Results: Lean principles encourage systemic, big picture thinking. This means that the results must be examined broadly in terms of their implications for customers, employees and shareholders. Something that is good for the shareholders, but is not a good experience for customers and employees is, long-term, likely to create more problems than it solves. 

Improved Employee and Customer Satisfaction

Some doubt that this solution will work because they think the agents and customers will hate it. The evidence born of experience is just the opposite.

The agents want to use this system because it allows them to get the process exactly right. This is especially important for new agents. It also reduces the amount of time agents have to talk during the day. The agents report being less tired and stressed at the end of their shifts. Adoption rates are immediate and 100 percent. 

From a customer perspective, the customer is told that the agent is using software to improve communication with them but that the agent is on the phone with them the entire time. The customers do not complain. They like getting the information they need clearly and quickly. 

In fact, multiple measures of customer satisfaction (follow-up surveys, in-call escalations to a supervisor, etc) all triangulate to the same conclusion – the agent-controlled audio files improve customer satisfaction. 

Metrics from a Call Center Implementation

In Figure 3, the top graph represents talk time, the bottom graph shows after-call work (ACW), or the time the agent is completing work on a previous call before they can take another call. The horizontal lines on the chart represent the targets the call center needed to achieve. 

The period from October through November is the baseline data from experienced agents taking cell phone activation calls. The December period was part testing, part training and part implementation with new agents. The January through February period is full deployment to all new agents. Brand new agents handled 95 percent of the activation calls from Jan. 1 on. 

Figure 3: Talk Time and After-call Work
Figure 3: Talk Time and After-call Work

The December launch and testing period was done just like a lean manufacturing process improvement effort using a pilot cell of agents. Through this focused implementation, it was learned what worked and what did not. When the new call center process was launched with 45 brand new agents for the peak of activation calls, talk time and ACW were better than the target and better than experienced agents had ever been. 

There also was a reduction in variation in both talk time and ACW. For many centers, variability in these two measures results in having to staff more agents (increase costs) to handle the variability and still meet service levels. In this way, excess agents serve a similar purpose as excess inventory does in a manufacturing operation – a buffer against process variation. 

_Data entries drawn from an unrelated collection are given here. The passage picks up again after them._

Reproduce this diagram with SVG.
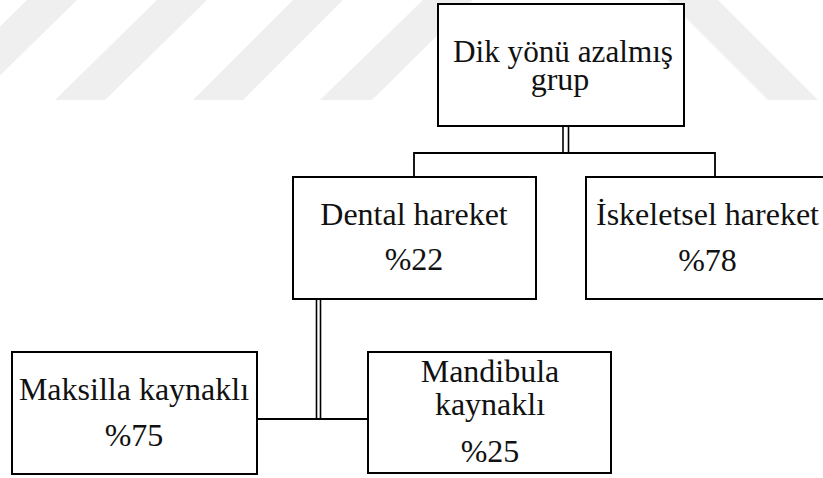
<svg xmlns="http://www.w3.org/2000/svg" width="823" height="478" viewBox="0 0 823 478">
<style>
.wm{fill:#efefef;stroke:none}
.box{fill:#ffffff;stroke:#000;stroke-width:2}
.ln{fill:none;stroke:#000;stroke-width:1.8}
.ln2{fill:none;stroke:#000;stroke-width:1.6}
text{font-family:"Liberation Serif","Times New Roman",serif;font-size:32px;fill:#111;text-anchor:middle}
</style>
<rect width="823" height="478" fill="#ffffff"/>
<g id="watermark">
<polygon class="wm" points="27,0 77,0 -25,100 -75,100"/>
<polygon class="wm" points="157,0 207,0 105,100 55,100"/>
<polygon class="wm" points="293,0 343,0 243,100 193,100"/>
<polygon class="wm" points="423,0 473,0 372,100 320,100"/>
<polygon class="wm" points="668,0 718,0 818,100 768,100"/>
</g>
<g id="connectors">
<line class="ln2" x1="563" y1="126" x2="563" y2="153"/>
<line class="ln2" x1="568.5" y1="126" x2="568.5" y2="153"/>
<polyline class="ln" points="414,177 414,153 715,153 715,177"/>
<line class="ln2" x1="316.5" y1="299" x2="316.5" y2="419"/>
<line class="ln2" x1="320.5" y1="299" x2="320.5" y2="419"/>
<line class="ln" x1="257" y1="419" x2="368" y2="419"/>
</g>
<g id="node-dik">
<rect class="box" x="438" y="4" width="246" height="122"/>
<text x="563" y="62" textLength="220" lengthAdjust="spacingAndGlyphs">Dik yönü azalmış</text>
<text x="560" y="90">grup</text>
</g>
<g id="node-dental">
<rect class="box" x="293" y="177" width="243" height="122"/>
<text x="414" y="225">Dental hareket</text>
<text x="414" y="270">%22</text>
</g>
<g id="node-iskeletsel">
<rect class="box" x="586" y="177" width="243" height="122"/>
<text x="707.5" y="225">İskeletsel hareket</text>
<text x="707.5" y="271">%78</text>
</g>
<g id="node-maksilla">
<rect class="box" x="12" y="352" width="245" height="122"/>
<text x="134" y="400">Maksilla kaynaklı</text>
<text x="134" y="446">%75</text>
</g>
<g id="node-mandibula">
<rect class="box" x="368" y="352" width="243" height="121"/>
<text x="490" y="382">Mandibula</text>
<text x="490" y="415">kaynaklı</text>
<text x="490" y="462">%25</text>
</g>
</svg>
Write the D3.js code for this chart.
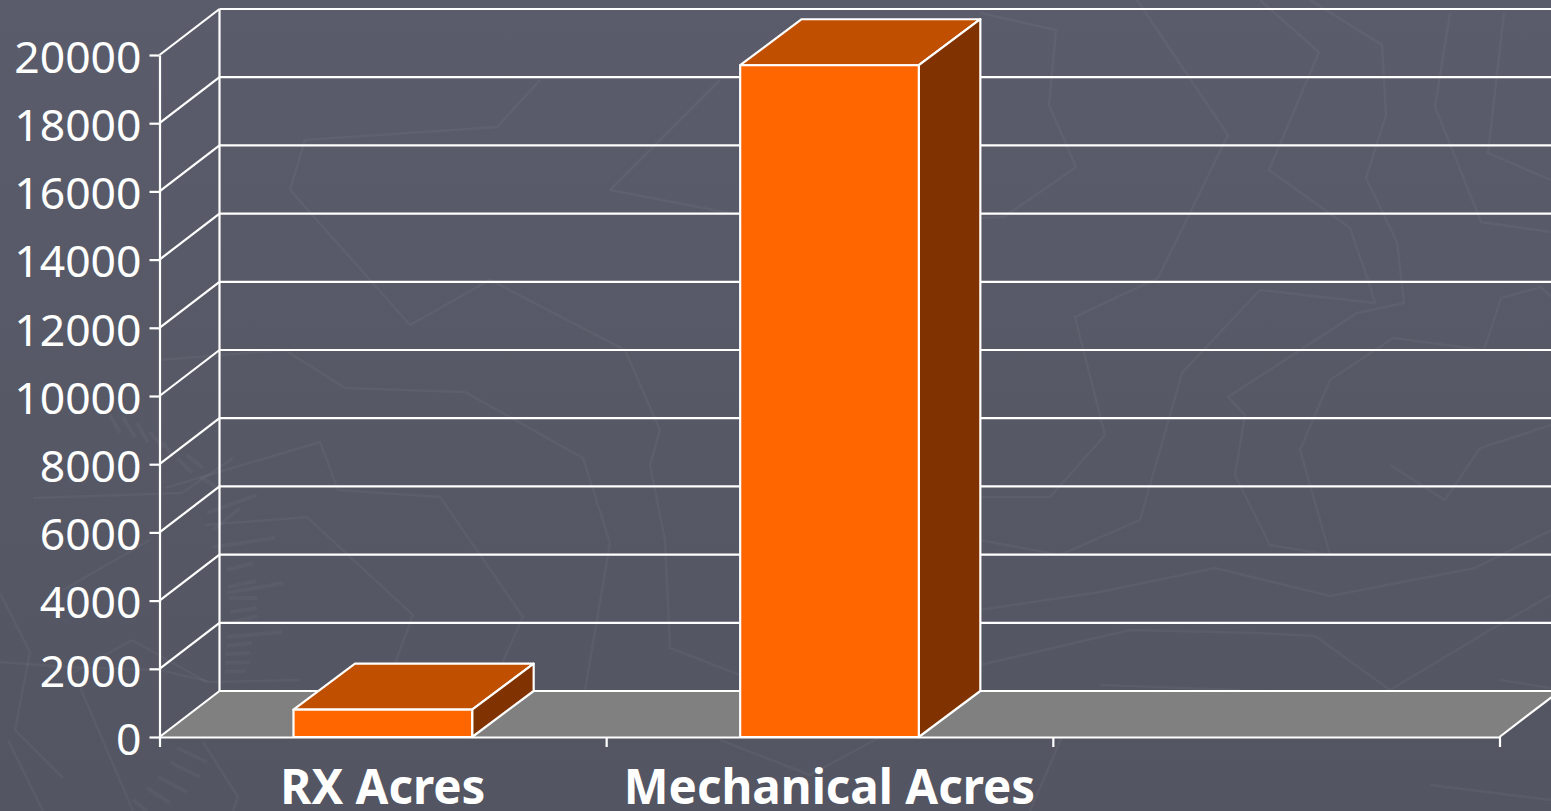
<!DOCTYPE html>
<html lang="en">
<head>
<meta charset="UTF-8">
<title>Acres Chart</title>
<script src="https://d3js.org/d3.v7.min.js"></script>
<style>
    body { margin: 0; padding: 0; background: #565866; overflow: hidden; }
    svg { display: block; }
    .tick text { fill: white; font-family: 'Noto Sans', 'Liberation Sans', sans-serif; }
    .y-axis .tick text { font-size: 44.5px; }
    .x-labels .tick text { font-size: 47.5px; font-weight: bold; }
    .domain, .tick line { stroke: white; stroke-width: 2.2px; }
</style>
</head>
<body>
<svg width="1551" height="811"></svg>
<script>
    const categories = ["RX Acres", "Mechanical Acres", ""];
    const acres = [800, 19700, null];
    const yTicks = [0, 2000, 4000, 6000, 8000, 10000, 12000, 14000, 16000, 18000, 20000];

    // faint lines of the slide background
    const backdrop = [
        [[290,190],[305,140],[497,127],[540,80]],
        [[290,190],[410,325],[490,280],[625,350],[660,430],[650,465],[665,540],[670,648],[740,675]],
        [[160,360],[285,350],[345,388],[465,392],[583,458],[610,543],[585,690]],
        [[165,488],[320,442],[338,490],[440,497],[523,617],[490,690]],
        [[205,525],[307,517],[413,615],[385,690]],
        [[610,190],[720,80]],
        [[610,190],[740,215]],
        [[980,13],[1056,30],[1049,105],[1076,167],[1004,217],[980,218]],
        [[1137,0],[1228,135],[1158,278],[1075,317],[1105,435],[1050,497],[980,497]],
        [[1260,0],[1319,52],[1269,170],[1350,228],[1368,280],[1375,303],[1260,290],[1182,373],[1140,520],[1060,555],[980,540]],
        [[1310,0],[1382,45],[1386,115],[1366,178],[1397,242],[1404,303],[1357,313],[1228,397],[1245,415],[1235,475],[1270,545],[1330,555],[1300,450],[1330,380],[1393,338],[1484,350],[1501,298],[1541,287],[1551,297]],
        [[1450,13],[1435,107],[1481,222],[1551,232]],
        [[1504,13],[1488,153],[1551,180]],
        [[980,610],[1100,592],[1215,568],[1330,596],[1475,568],[1551,530]],
        [[980,665],[1130,630],[1258,633],[1315,636],[1390,690],[1490,630],[1551,595]],
        [[1390,465],[1445,500],[1480,448],[1551,425]],
        [[1100,685],[1240,690]],
        [[1500,680],[1551,688]],
        [[1062,737],[1030,811]],
        [[1430,785],[1551,800]],
        [[720,740],[810,775],[880,737]],
        [[0,593],[30,652],[15,730],[63,778]],
        [[8,740],[43,811]],
        [[0,662],[67,667],[160,670],[210,682],[300,680]],
        [[63,590],[150,540]],
        [[33,498],[182,493],[233,458]],
        [[132,640],[73,673]],
        [[132,640],[207,682]],
        [[77,680],[133,811]],
        [[203,742],[238,797],[233,811]]
    ];
    const hatches = [
        [227,570,253,563], [228,587,256,581], [229,598,257,598], [230,612,257,608], [230,623,257,616],
        [227,637,282,632], [227,646,252,643], [225,654,250,653], [225,663,250,662], [225,672,245,671],
        [207,513,257,495], [213,530,240,508], [213,547,275,538], [227,593,283,583],
        [110,415,120,433], [123,417,135,437], [137,423,148,442], [150,432,163,448], [163,442,173,457],
        [177,458,192,473], [187,455,203,468], [200,477,217,487],
        [177,748,207,762], [170,762,200,777], [158,777,187,792], [147,788,170,803], [133,800,147,811]
    ];

    const svg = d3.select("svg");
    const margin = {left: 159.5, right: 51, top: 55, bottom: 74};
    const depthX = 60, depthY = 46, barDepthX = 61.5;

    const y = d3.scaleLinear().domain([0, 20000]).range([737, margin.top]);
    const xEdge = d3.scaleLinear().domain([0, categories.length]).range([margin.left, 1499.5]);
    const xBand = d3.scaleBand().domain(categories).range([margin.left, 1499.5]);
    const barWidth = xBand.bandwidth() * 0.4;

    // background
    const defs = svg.append("defs");
    const grad = defs.append("linearGradient").attr("id", "bg").attr("x1", 0).attr("x2", 0).attr("y1", 0).attr("y2", 1);
    grad.append("stop").attr("offset", "0%").attr("stop-color", "#5a5c6b");
    grad.append("stop").attr("offset", "100%").attr("stop-color", "#535562");
    svg.append("rect").attr("width", 1551).attr("height", 811).attr("fill", "url(#bg)");

    const plainLine = d3.line();
    const deco = svg.append("g").attr("fill", "none").attr("stroke", "white");
    deco.selectAll("path")
        .data(backdrop)
        .enter().append("path")
        .attr("d", plainLine)
        .attr("stroke-opacity", 0.04)
        .attr("stroke-width", 2.5);
    deco.selectAll("line")
        .data(hatches)
        .enter().append("line")
        .attr("x1", d => d[0]).attr("y1", d => d[1])
        .attr("x2", d => d[2]).attr("y2", d => d[3])
        .attr("stroke-opacity", 0.03)
        .attr("stroke-width", 4);

    // floor
    const floor = [
        [xEdge(0), y(0)], [xEdge(3), y(0)],
        [xEdge(3) + depthX, y(0) - depthY], [xEdge(0) + depthX, y(0) - depthY]
    ];
    svg.append("path")
        .attr("d", plainLine(floor) + "Z")
        .attr("fill", "#808080");

    // grid on the back wall and the side wall
    const grid = svg.append("g").attr("stroke", "white").attr("stroke-width", 2.2);
    grid.selectAll(".back")
        .data(yTicks)
        .enter().append("line")
        .attr("x1", xEdge(0) + depthX)
        .attr("x2", 1551)
        .attr("y1", d => y(d) - depthY)
        .attr("y2", d => y(d) - depthY);
    grid.selectAll(".side")
        .data(yTicks)
        .enter().append("line")
        .attr("x1", xEdge(0))
        .attr("x2", xEdge(0) + depthX)
        .attr("y1", d => y(d))
        .attr("y2", d => y(d) - depthY);
    grid.append("line")
        .attr("x1", xEdge(0) + depthX)
        .attr("x2", xEdge(0) + depthX)
        .attr("y1", y(0) - depthY)
        .attr("y2", y(20000) - depthY);
    grid.append("line")
        .attr("x1", xEdge(3))
        .attr("x2", xEdge(3) + depthX)
        .attr("y1", y(0))
        .attr("y2", y(0) - depthY);

    // axes
    svg.append("g")
        .attr("class", "y-axis")
        .attr("transform", `translate(${margin.left},0)`)
        .call(d3.axisLeft(y).tickValues(yTicks).tickFormat(d3.format("d")).tickSize(10).tickSizeOuter(0).tickPadding(8))
        .selectAll("text")
        .attr("dy", "0.39em");

    svg.append("g")
        .attr("transform", `translate(0,${y(0)})`)
        .call(d3.axisBottom(xEdge).tickValues([0, 1, 2, 3]).tickFormat("").tickSize(10).tickSizeOuter(0));

    const labels = svg.append("g")
        .attr("class", "x-labels")
        .attr("transform", `translate(0,${y(0)})`)
        .call(d3.axisBottom(xBand).tickSize(0).tickPadding(33));
    labels.select(".domain").remove();

    // bars
    const bars = svg.append("g").selectAll("g")
        .data(categories.map((c, i) => ({category: c, value: acres[i]})).filter(d => d.value !== null))
        .enter().append("g")
        .attr("stroke", "white")
        .attr("stroke-width", 2.2)
        .attr("stroke-linejoin", "round");

    const left = d => xBand(d.category) + (xBand.bandwidth() - barWidth) / 2;

    bars.append("path")
        .attr("fill", "#c04f00")
        .attr("d", d => plainLine([
            [left(d), y(d.value)], [left(d) + barWidth, y(d.value)],
            [left(d) + barWidth + barDepthX, y(d.value) - depthY], [left(d) + barDepthX, y(d.value) - depthY]
        ]) + "Z");

    bars.append("path")
        .attr("fill", "#803300")
        .attr("d", d => plainLine([
            [left(d) + barWidth, y(d.value)], [left(d) + barWidth + barDepthX, y(d.value) - depthY],
            [left(d) + barWidth + barDepthX, y(0) - depthY], [left(d) + barWidth, y(0)]
        ]) + "Z");

    bars.append("rect")
        .attr("fill", "#ff6600")
        .attr("x", left)
        .attr("y", d => y(d.value))
        .attr("width", barWidth)
        .attr("height", d => y(0) - y(d.value));
</script>
</body>
</html>
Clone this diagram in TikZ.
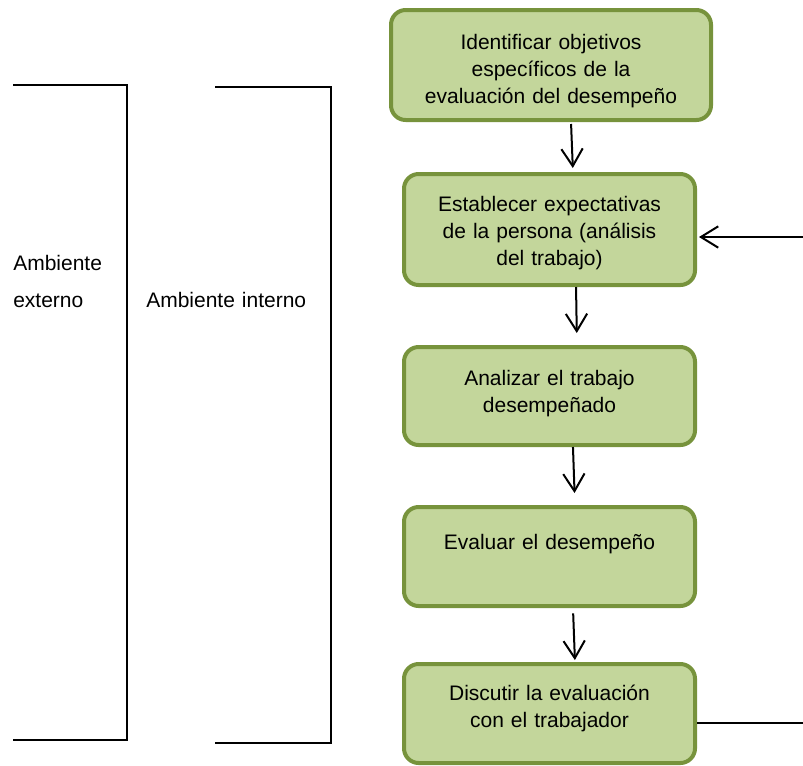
\documentclass[tikz,border=0pt]{standalone}
\usepackage{fontspec}
\setmainfont{Liberation Sans}
\usetikzlibrary{arrows.meta}
\definecolor{boxfill}{HTML}{C3D69B}
\definecolor{boxline}{HTML}{77933C}
\begin{document}
\begin{tikzpicture}[x=0.75pt,y=-0.75pt,
  stepbox/.style={draw=boxline, fill=boxfill, line width=3pt, rounded corners=11pt, inner sep=0pt},
  steptext/.style={anchor=base, text width=230pt, align=center, inner sep=0pt,
    font=\fontsize{15.75pt}{20.25pt}\selectfont},
  sidetext/.style={anchor=base west, text width=120pt, align=left, inner sep=0pt,
    font=\fontsize{15.75pt}{27.75pt}\selectfont},
  flow/.style={line width=1.5pt, -{Straight Barb[length=13pt,width=16pt,line width=1.5pt]}},
  rule/.style={line width=1.4pt}]
\useasboundingbox (0,0) rectangle (803,765);

% environment brackets
\draw[rule] (13,85) -- (127,85) -- (127,740) -- (13,740);
\draw[rule] (215,87) -- (331,87) -- (331,743) -- (215,743);
\node[sidetext] (ext) at (13,270) {Ambiente\\externo};
\node[sidetext] (int) at (146,307) {Ambiente interno};

% process steps
\node[stepbox, minimum width=240pt, minimum height=82.5pt] (box1) at (551,65) {};
\node[stepbox, minimum width=218.25pt, minimum height=83.25pt] (box2) at (549.5,229.5) {};
\node[stepbox, minimum width=218.25pt, minimum height=73.5pt] (box3) at (549.5,396) {};
\node[stepbox, minimum width=218.25pt, minimum height=74.25pt] (box4) at (549.5,556.5) {};
\node[stepbox, minimum width=218.25pt, minimum height=74.25pt] (box5) at (549.5,713.5) {};

\node[steptext] (t1) at (551,49) {Identificar objetivos\\específicos de la\\evaluación del desempeño};
\node[steptext] (t2) at (549.5,211) {Establecer expectativas\\de la persona (análisis\\del trabajo)};
\node[steptext] (t3) at (549.5,385) {Analizar el trabajo\\desempeñado};
\node[steptext] (t4) at (549.5,549) {Evaluar el desempeño};
\node[steptext] (t5) at (549.5,700) {Discutir la evaluación\\con el trabajador};

% flow arrows
\draw[flow, shorten <=1.5pt, shorten >=3pt] ([xshift=15pt]box1.south) -- ([xshift=17.6pt]box2.north);
\draw[flow, shorten >=9pt] ([xshift=19.9pt]box2.south) -- ([xshift=20.6pt]box3.north);
\draw[flow, shorten >=9pt] ([xshift=17.6pt]box3.south) -- ([xshift=19.1pt]box4.north);
\draw[flow, shorten <=4pt, shorten >=1.5pt] ([xshift=17.6pt]box4.south) -- ([xshift=19.1pt]box5.north);

% feedback line
\coordinate (fbin) at (803,237);
\coordinate (fbout) at (803,723);
\draw[flow, shorten >=1.5pt] (fbin) -- (fbin -| box2.east);
\draw[rule] (fbout -| box5.east) -- (fbout);
\end{tikzpicture}
\end{document}
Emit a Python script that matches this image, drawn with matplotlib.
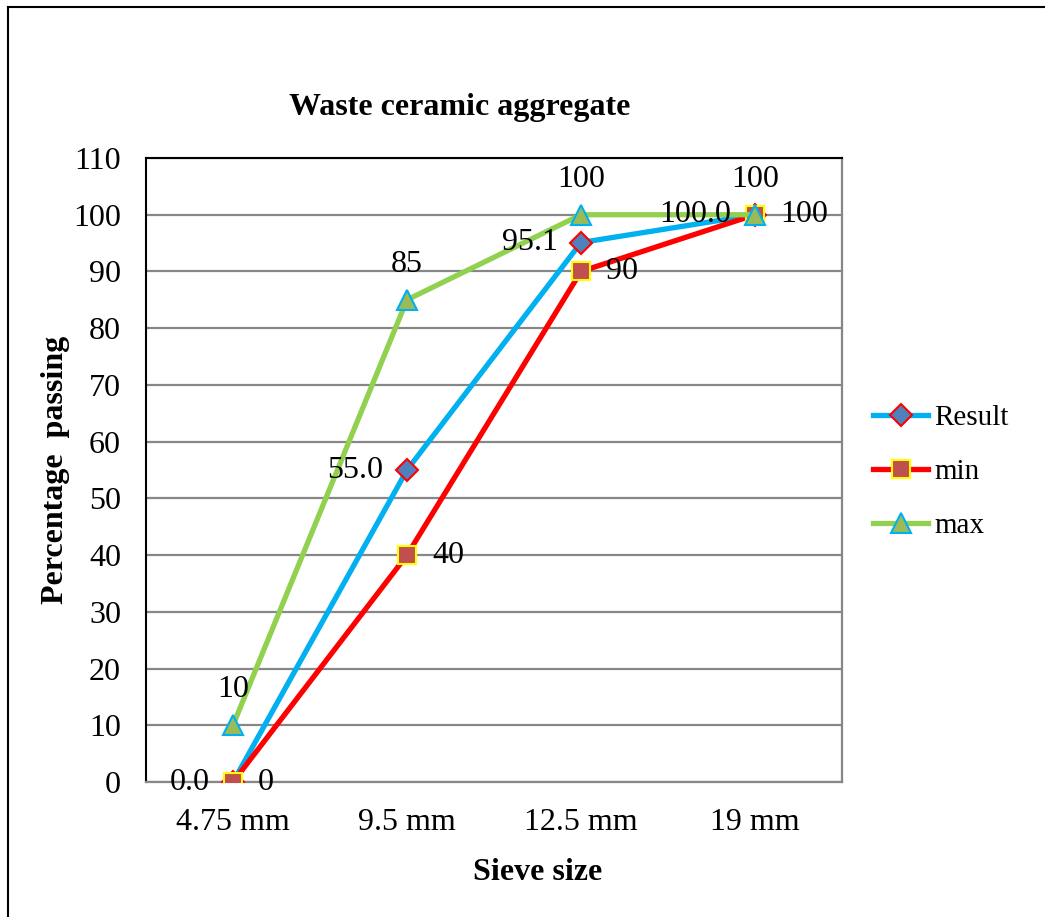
import matplotlib.pyplot as plt
from matplotlib.lines import Line2D

sieve = ["4.75 mm", "9.5 mm", "12.5 mm", "19 mm"]
result = [0.0, 55.0, 95.1, 100.0]
min_lim = [0, 40, 90, 100]
max_lim = [10, 85, 100, 100]

plt.rcParams['font.family'] = ['Liberation Serif', 'DejaVu Serif']

W, H = 1045, 917
fig = plt.figure(figsize=(W / 100, H / 100), dpi=100)
ax = fig.add_axes([146 / W, 1 - 782 / H, (842 - 146) / W, (782 - 158) / H])

x = list(range(len(sieve)))

# series
ax.plot(x, result, color='#00B0F0', lw=3.8, marker='D', ms=11,
        mfc='#4F81BD', mec='#FF0000', mew=1.5, label='Result', zorder=3)
ax.plot(x, min_lim, color='#FF0000', lw=3.8, marker='s', ms=13.5,
        mfc='#C0504D', mec='#FFFF00', mew=1.5, label='min', zorder=4)
ax.plot(x, max_lim, color='#92D050', lw=3.8, marker='^', ms=15,
        mfc='#9BBB59', mec='#00B0F0', mew=1.5, label='max', zorder=5)

# data labels
fs = 23
for xi, v in zip(x, result):
    ax.annotate(f"{v:.1f}", (xi, v), xytext=(-17, 0), textcoords='offset points',
                ha='right', va='center', fontsize=fs, zorder=6)
for xi, v in zip(x, min_lim):
    ax.annotate(f"{v}", (xi, v), xytext=(18, 0), textcoords='offset points',
                ha='left', va='center', fontsize=fs, zorder=6)
for xi, v in zip(x, max_lim):
    ax.annotate(f"{v}", (xi, v), xytext=(0, 20), textcoords='offset points',
                ha='center', va='baseline', fontsize=fs, zorder=6)

ax.set_xlim(-0.5, len(sieve) - 0.5)
ax.set_ylim(0, 110)
ax.set_yticks(range(0, 111, 10))
ax.set_xticks(x)
ax.set_xticklabels(sieve)
ax.tick_params(axis='both', length=0, labelsize=fs)
ax.tick_params(axis='y', pad=18)
ax.tick_params(axis='x', pad=19)

ax.grid(axis='y', color='#878787', lw=1.6)
ax.set_axisbelow(True)
for s in ['left', 'top']:
    ax.spines[s].set_color('black')
    ax.spines[s].set_linewidth(1.5)
for s in ['right', 'bottom']:
    ax.spines[s].set_color('#878787')
    ax.spines[s].set_linewidth(1.6)

fig.text(460 / W, 1 - 108 / H, "Waste ceramic aggregate", fontsize=fs,
         fontweight='bold', ha='center', va='center')
fig.text(55 / W, 1 - 470 / H, "Percentage  passing", fontsize=fs,
         fontweight='bold', ha='center', va='center', rotation=90)
fig.text(538 / W, 1 - 872 / H, "Sieve size", fontsize=fs,
         fontweight='bold', ha='center', va='center')

ax.legend(loc='center left', bbox_to_anchor=(873 / W, 1 - 472 / H),
          bbox_transform=fig.transFigure, frameon=False, fontsize=21,
          handlelength=1.9, handletextpad=0.2, labelspacing=0.95,
          borderpad=0, borderaxespad=0)

# outer chart border (top and left visible)
fig.add_artist(Line2D([8 / W, 8 / W], [0, 1 - 7 / H], color='black', lw=1.5,
                      transform=fig.transFigure))
fig.add_artist(Line2D([8 / W, 1], [1 - 7 / H, 1 - 7 / H], color='black', lw=1.5,
                      transform=fig.transFigure))

fig.savefig("out.png", dpi=100)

The Payoff for Call Centers and Their Customers

Lean Six Sigma has been introduced and successfully applied in thousands of call centers. But the efforts to date have been off-center, focused on ancillary processes, as opposed to being focused dead-center, on the call handling process. 

Agent variation in output and quality has had to be tolerated by management. W. Edwards Deming and Joseph Juran, who inspired the creation and refinement of many of the Japanese manufacturing techniques discussed here, noted that variability on critical performance metrics is a threat to the vitality of an enterprise because it is evidence that the business is not being managed effectively.

Companies can now address this and allow call center leaders to build a standardized process the agents want to follow and to which the most powerful process improvement techniques that have ever been developed can be applied. The ability to apply these process improvement techniques can revolutionize how call centers function and the results they produce – happier, more productive employees will be able to deliver a vastly improved customer experience, and management will be able to implement productivity improvements and cost reductions for shareholders.